◆ SHORT PROBLEM:
Skip the pictures. Reproduce all other material exactly.
:: SUPPLIED DATA ::
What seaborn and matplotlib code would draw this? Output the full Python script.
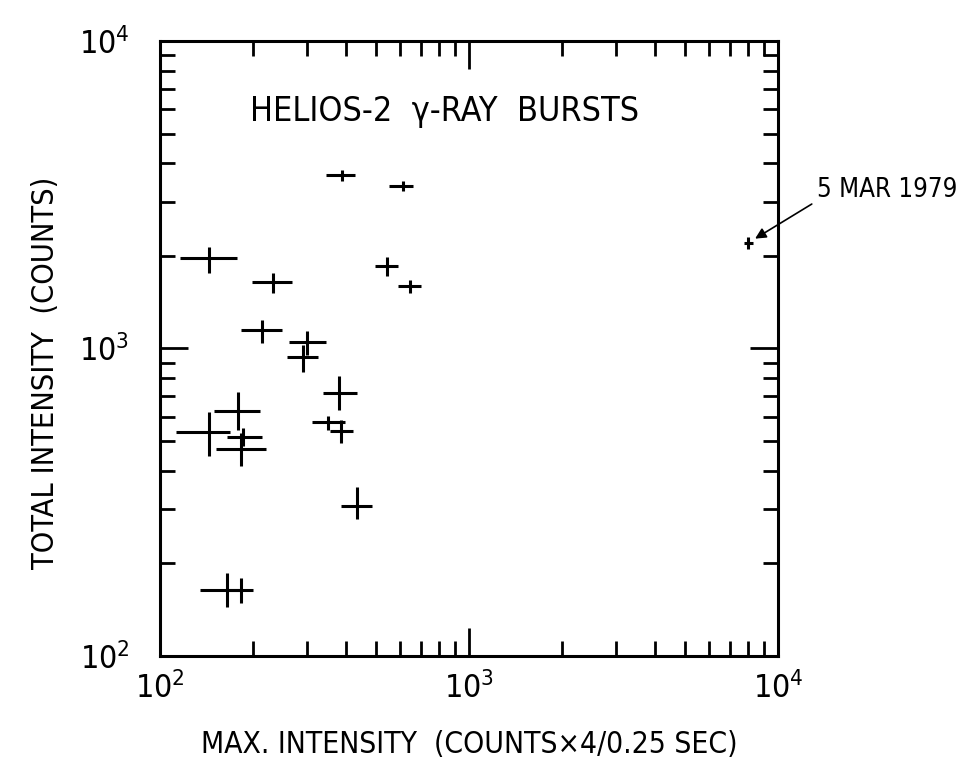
import numpy as np
import pandas as pd
import seaborn as sns
import matplotlib.pyplot as plt
from matplotlib.ticker import LogLocator, NullFormatter

# Helios-2 bursts: center values and error bar bounds
max_int = [388, 611, 144, 232, 543, 644, 214, 299, 290, 380, 350, 385, 434,
           179, 144, 186, 183, 165, 183, 8000]
max_lo = [344, 551, 116, 199, 497, 589, 183, 261, 258, 337, 310, 355, 385,
          150, 113, 165, 152, 135, 166, 7762]
max_hi = [428, 659, 177, 267, 589, 700, 248, 344, 324, 434, 397, 421, 485,
          211, 169, 214, 220, 181, 200, 8299]
tot_int = [3665, 3377, 1969, 1646, 1855, 1597, 1148, 1050, 938, 717, 577, 539,
           307, 626, 535, 515, 471, 164, 164, 2203]
tot_lo = [3508, 3252, 1762, 1514, 1722, 1514, 1043, 953, 839, 631, 543, 493,
          279, 543, 447, 482, 415, 144, 149, 2109]
tot_hi = [3802, 3508, 2139, 1762, 1986, 1671, 1239, 1141, 1026, 815, 603, 585,
          355, 722, 621, 551, 531, 186, 179, 2307]

df = pd.DataFrame({"max": max_int, "max_lo": max_lo, "max_hi": max_hi,
                   "tot": tot_int, "tot_lo": tot_lo, "tot_hi": tot_hi})

sns.set_theme(style="ticks")
plt.rcParams["font.family"] = ["DejaVu Sans"]
plt.rcParams["font.stretch"] = "condensed"
plt.rcParams["mathtext.fontset"] = "dejavusans"
plt.rcParams["text.color"] = "black"

fig = plt.figure(figsize=(9.61, 7.65), dpi=100)
ax = fig.add_axes([0.1665, 0.1425, 0.643, 0.804])

xerr = np.array([df["max"] - df["max_lo"], df["max_hi"] - df["max"]])
yerr = np.array([df["tot"] - df["tot_lo"], df["tot_hi"] - df["tot"]])
ax.errorbar(df["max"], df["tot"], xerr=xerr, yerr=yerr, fmt="none",
            ecolor="black", elinewidth=2.2, capsize=0)
sns.scatterplot(data=df, x="max", y="tot", ax=ax, color="black", s=5,
                linewidth=0, legend=False)

ax.set_xscale("log")
ax.set_yscale("log")
ax.set_xlim(100, 10000)
ax.set_ylim(100, 10000)

ax.xaxis.set_major_locator(LogLocator(base=10, numticks=10))
ax.yaxis.set_major_locator(LogLocator(base=10, numticks=10))
ax.xaxis.set_minor_locator(LogLocator(base=10, subs=np.arange(2, 10), numticks=20))
ax.yaxis.set_minor_locator(LogLocator(base=10, subs=np.arange(2, 10), numticks=20))
ax.xaxis.set_minor_formatter(NullFormatter())
ax.yaxis.set_minor_formatter(NullFormatter())

ax.tick_params(which="both", direction="in", top=True, right=True,
               color="black", labelsize=23, labelcolor="black")
ax.tick_params(which="major", length=20, width=2)
ax.tick_params(which="minor", length=11, width=2)
ax.tick_params(axis="x", which="major", pad=12)
ax.tick_params(axis="y", which="major", pad=22)
for s in ax.spines.values():
    s.set_linewidth(2.2)
    s.set_color("black")

ax.set_xlabel("MAX. INTENSITY  (COUNTS\u00d74/0.25 SEC)", fontsize=21.5,
              labelpad=18, color="black")
ax.set_ylabel("TOTAL INTENSITY  (COUNTS)", fontsize=22, color="black")
ax.yaxis.set_label_coords(-0.162, 0.46)

ax.text(0.145, 0.885, "HELIOS-2  \u03b3-RAY  BURSTS", transform=ax.transAxes,
        fontsize=24.5, ha="left", va="center", color="black")

ax.annotate("5 MAR 1979", xy=(max_int[-1], tot_int[-1]), xytext=(50, 38),
            textcoords="offset points", fontsize=18.5, ha="left", va="center",
            color="black", annotation_clip=False,
            arrowprops=dict(arrowstyle="-|>", color="black", lw=1.2,
                            mutation_scale=16, shrinkA=2, shrinkB=6,
                            relpos=(0, 0.1)))

plt.savefig("out.png", dpi=100, facecolor="white")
:::
◆ RESULT BELOW:
What seaborn and matplotlib code would draw this? Output the full Python script.
import numpy as np
import pandas as pd
import seaborn as sns
import matplotlib.pyplot as plt
from matplotlib.ticker import LogLocator, NullFormatter

# Helios-2 bursts: center values and error bar bounds
max_int = [388, 611, 144, 232, 543, 644, 214, 299, 290, 380, 350, 385, 434,
           179, 144, 186, 183, 165, 183, 8000]
max_lo = [344, 551, 116, 199, 497, 589, 183, 261, 258, 337, 310, 355, 385,
          150, 113, 165, 152, 135, 166, 7762]
max_hi = [428, 659, 177, 267, 589, 700, 248, 344, 324, 434, 397, 421, 485,
          211, 169, 214, 220, 181, 200, 8299]
tot_int = [3665, 3377, 1969, 1646, 1855, 1597, 1148, 1050, 938, 717, 577, 539,
           307, 626, 535, 515, 471, 164, 164, 2203]
tot_lo = [3508, 3252, 1762, 1514, 1722, 1514, 1043, 953, 839, 631, 543, 493,
          279, 543, 447, 482, 415, 144, 149, 2109]
tot_hi = [3802, 3508, 2139, 1762, 1986, 1671, 1239, 1141, 1026, 815, 603, 585,
          355, 722, 621, 551, 531, 186, 179, 2307]

df = pd.DataFrame({"max": max_int, "max_lo": max_lo, "max_hi": max_hi,
                   "tot": tot_int, "tot_lo": tot_lo, "tot_hi": tot_hi})

sns.set_theme(style="ticks")
plt.rcParams["font.family"] = ["DejaVu Sans"]
plt.rcParams["font.stretch"] = "condensed"
plt.rcParams["mathtext.fontset"] = "dejavusans"
plt.rcParams["text.color"] = "black"

fig = plt.figure(figsize=(9.61, 7.65), dpi=100)
ax = fig.add_axes([0.1665, 0.1425, 0.643, 0.804])

xerr = np.array([df["max"] - df["max_lo"], df["max_hi"] - df["max"]])
yerr = np.array([df["tot"] - df["tot_lo"], df["tot_hi"] - df["tot"]])
ax.errorbar(df["max"], df["tot"], xerr=xerr, yerr=yerr, fmt="none",
            ecolor="black", elinewidth=2.2, capsize=0)
sns.scatterplot(data=df, x="max", y="tot", ax=ax, color="black", s=5,
                linewidth=0, legend=False)

ax.set_xscale("log")
ax.set_yscale("log")
ax.set_xlim(100, 10000)
ax.set_ylim(100, 10000)

ax.xaxis.set_major_locator(LogLocator(base=10, numticks=10))
ax.yaxis.set_major_locator(LogLocator(base=10, numticks=10))
ax.xaxis.set_minor_locator(LogLocator(base=10, subs=np.arange(2, 10), numticks=20))
ax.yaxis.set_minor_locator(LogLocator(base=10, subs=np.arange(2, 10), numticks=20))
ax.xaxis.set_minor_formatter(NullFormatter())
ax.yaxis.set_minor_formatter(NullFormatter())

ax.tick_params(which="both", direction="in", top=True, right=True,
               color="black", labelsize=23, labelcolor="black")
ax.tick_params(which="major", length=20, width=2)
ax.tick_params(which="minor", length=11, width=2)
ax.tick_params(axis="x", which="major", pad=12)
ax.tick_params(axis="y", which="major", pad=22)
for s in ax.spines.values():
    s.set_linewidth(2.2)
    s.set_color("black")

ax.set_xlabel("MAX. INTENSITY  (COUNTS\u00d74/0.25 SEC)", fontsize=21.5,
              labelpad=18, color="black")
ax.set_ylabel("TOTAL INTENSITY  (COUNTS)", fontsize=22, color="black")
ax.yaxis.set_label_coords(-0.162, 0.46)

ax.text(0.145, 0.885, "HELIOS-2  \u03b3-RAY  BURSTS", transform=ax.transAxes,
        fontsize=24.5, ha="left", va="center", color="black")

ax.annotate("5 MAR 1979", xy=(max_int[-1], tot_int[-1]), xytext=(50, 38),
            textcoords="offset points", fontsize=18.5, ha="left", va="center",
            color="black", annotation_clip=False,
            arrowprops=dict(arrowstyle="-|>", color="black", lw=1.2,
                            mutation_scale=16, shrinkA=2, shrinkB=6,
                            relpos=(0, 0.1)))

plt.savefig("out.png", dpi=100, facecolor="white")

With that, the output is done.